What to produce: Leaving out the pictures, retype all the material exactly.

Given data:
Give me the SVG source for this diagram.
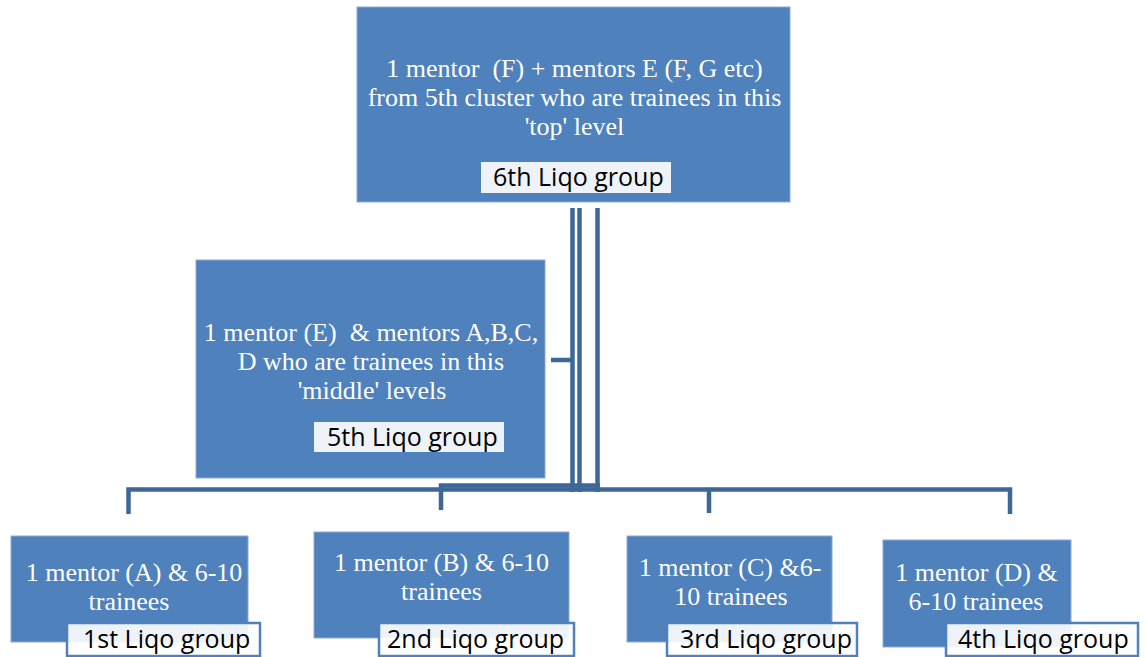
<svg xmlns="http://www.w3.org/2000/svg" width="1146" height="657" viewBox="0 0 1146 657">
<style>
.box{fill:#4f81bd;stroke:#8eaad6;stroke-width:1}
.t{font-family:"Liberation Serif","Times New Roman",serif;font-size:26px;fill:#ffffff;text-anchor:middle;white-space:pre}
.lbl{fill:#ffffff;fill-opacity:0.9}
.lblb{fill:#ffffff;fill-opacity:0.9;stroke:#4f81bd;stroke-width:2.5}
.lt{font-family:"Open Sans","Liberation Sans",sans-serif;font-size:25px;fill:#000000}
.c{fill:none;stroke:#3e6799;stroke-width:4.5}
</style>
<rect width="1146" height="657" fill="#ffffff"/>
<g id="connectors">
<path class="c" d="M572.5,208V492M579.5,208V492M597.5,208V492"/>
<path class="c" d="M551,360H572.5"/>
<path class="c" d="M128.5,514V489.5H1010V514"/>
<path class="c" d="M441,510V485.5H600"/>
<path class="c" d="M709,489.5V513"/>
</g>
<g id="node6">
<rect class="box" x="357" y="7" width="433" height="195"/>
<text class="t" x="574.5" y="76.5" xml:space="preserve">1 mentor  (F) + mentors E (F, G etc)</text>
<text class="t" x="574.5" y="105.5">from 5th cluster who are trainees in this</text>
<text class="t" x="574.5" y="134.5">'top' level</text>
<rect class="lbl" x="481" y="162" width="190" height="31"/>
<text class="lt" x="493" y="185.5">6th Liqo group</text>
</g>
<g id="node5">
<rect class="box" x="196" y="260" width="349" height="218"/>
<text class="t" x="371" y="341" xml:space="preserve">1 mentor (E)  &amp; mentors A,B,C,</text>
<text class="t" x="371" y="370">D who are trainees in this</text>
<text class="t" x="372" y="399">'middle' levels</text>
<rect class="lbl" x="314" y="422" width="190" height="30"/>
<text class="lt" x="327" y="445.5">5th Liqo group</text>
</g>
<g id="node1">
<rect class="box" x="11" y="536" width="237" height="106"/>
<text class="t" x="134" y="581">1 mentor (A) &amp; 6-10</text>
<text class="t" x="129" y="610">trainees</text>
<rect class="lblb" x="67" y="623" width="193" height="33"/>
<text class="lt" x="83" y="648">1st Liqo group</text>
</g>
<g id="node2">
<rect class="box" x="314" y="532" width="255" height="106"/>
<text class="t" x="441.5" y="571">1 mentor (B) &amp; 6-10</text>
<text class="t" x="441.5" y="600">trainees</text>
<rect class="lblb" x="379" y="623" width="195" height="33"/>
<text class="lt" x="387" y="648">2nd Liqo group</text>
</g>
<g id="node3">
<rect class="box" x="627" y="536" width="205" height="106"/>
<text class="t" x="730" y="576">1 mentor (C) &amp;6-</text>
<text class="t" x="731" y="605">10 trainees</text>
<rect class="lblb" x="667" y="623" width="190" height="33"/>
<text class="lt" x="680" y="648">3rd Liqo group</text>
</g>
<g id="node4">
<rect class="box" x="883" y="540" width="188" height="107"/>
<text class="t" x="976.5" y="580.5">1 mentor (D) &amp;</text>
<text class="t" x="976" y="609.5">6-10 trainees</text>
<rect class="lblb" x="946" y="623" width="192" height="33"/>
<text class="lt" x="958" y="648">4th Liqo group</text>
</g>
</svg>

The result:
Give me the SVG source for this diagram.
<svg xmlns="http://www.w3.org/2000/svg" width="1146" height="657" viewBox="0 0 1146 657">
<style>
.box{fill:#4f81bd;stroke:#8eaad6;stroke-width:1}
.t{font-family:"Liberation Serif","Times New Roman",serif;font-size:26px;fill:#ffffff;text-anchor:middle;white-space:pre}
.lbl{fill:#ffffff;fill-opacity:0.9}
.lblb{fill:#ffffff;fill-opacity:0.9;stroke:#4f81bd;stroke-width:2.5}
.lt{font-family:"Open Sans","Liberation Sans",sans-serif;font-size:25px;fill:#000000}
.c{fill:none;stroke:#3e6799;stroke-width:4.5}
</style>
<rect width="1146" height="657" fill="#ffffff"/>
<g id="connectors">
<path class="c" d="M572.5,208V492M579.5,208V492M597.5,208V492"/>
<path class="c" d="M551,360H572.5"/>
<path class="c" d="M128.5,514V489.5H1010V514"/>
<path class="c" d="M441,510V485.5H600"/>
<path class="c" d="M709,489.5V513"/>
</g>
<g id="node6">
<rect class="box" x="357" y="7" width="433" height="195"/>
<text class="t" x="574.5" y="76.5" xml:space="preserve">1 mentor  (F) + mentors E (F, G etc)</text>
<text class="t" x="574.5" y="105.5">from 5th cluster who are trainees in this</text>
<text class="t" x="574.5" y="134.5">'top' level</text>
<rect class="lbl" x="481" y="162" width="190" height="31"/>
<text class="lt" x="493" y="185.5">6th Liqo group</text>
</g>
<g id="node5">
<rect class="box" x="196" y="260" width="349" height="218"/>
<text class="t" x="371" y="341" xml:space="preserve">1 mentor (E)  &amp; mentors A,B,C,</text>
<text class="t" x="371" y="370">D who are trainees in this</text>
<text class="t" x="372" y="399">'middle' levels</text>
<rect class="lbl" x="314" y="422" width="190" height="30"/>
<text class="lt" x="327" y="445.5">5th Liqo group</text>
</g>
<g id="node1">
<rect class="box" x="11" y="536" width="237" height="106"/>
<text class="t" x="134" y="581">1 mentor (A) &amp; 6-10</text>
<text class="t" x="129" y="610">trainees</text>
<rect class="lblb" x="67" y="623" width="193" height="33"/>
<text class="lt" x="83" y="648">1st Liqo group</text>
</g>
<g id="node2">
<rect class="box" x="314" y="532" width="255" height="106"/>
<text class="t" x="441.5" y="571">1 mentor (B) &amp; 6-10</text>
<text class="t" x="441.5" y="600">trainees</text>
<rect class="lblb" x="379" y="623" width="195" height="33"/>
<text class="lt" x="387" y="648">2nd Liqo group</text>
</g>
<g id="node3">
<rect class="box" x="627" y="536" width="205" height="106"/>
<text class="t" x="730" y="576">1 mentor (C) &amp;6-</text>
<text class="t" x="731" y="605">10 trainees</text>
<rect class="lblb" x="667" y="623" width="190" height="33"/>
<text class="lt" x="680" y="648">3rd Liqo group</text>
</g>
<g id="node4">
<rect class="box" x="883" y="540" width="188" height="107"/>
<text class="t" x="976.5" y="580.5">1 mentor (D) &amp;</text>
<text class="t" x="976" y="609.5">6-10 trainees</text>
<rect class="lblb" x="946" y="623" width="192" height="33"/>
<text class="lt" x="958" y="648">4th Liqo group</text>
</g>
</svg>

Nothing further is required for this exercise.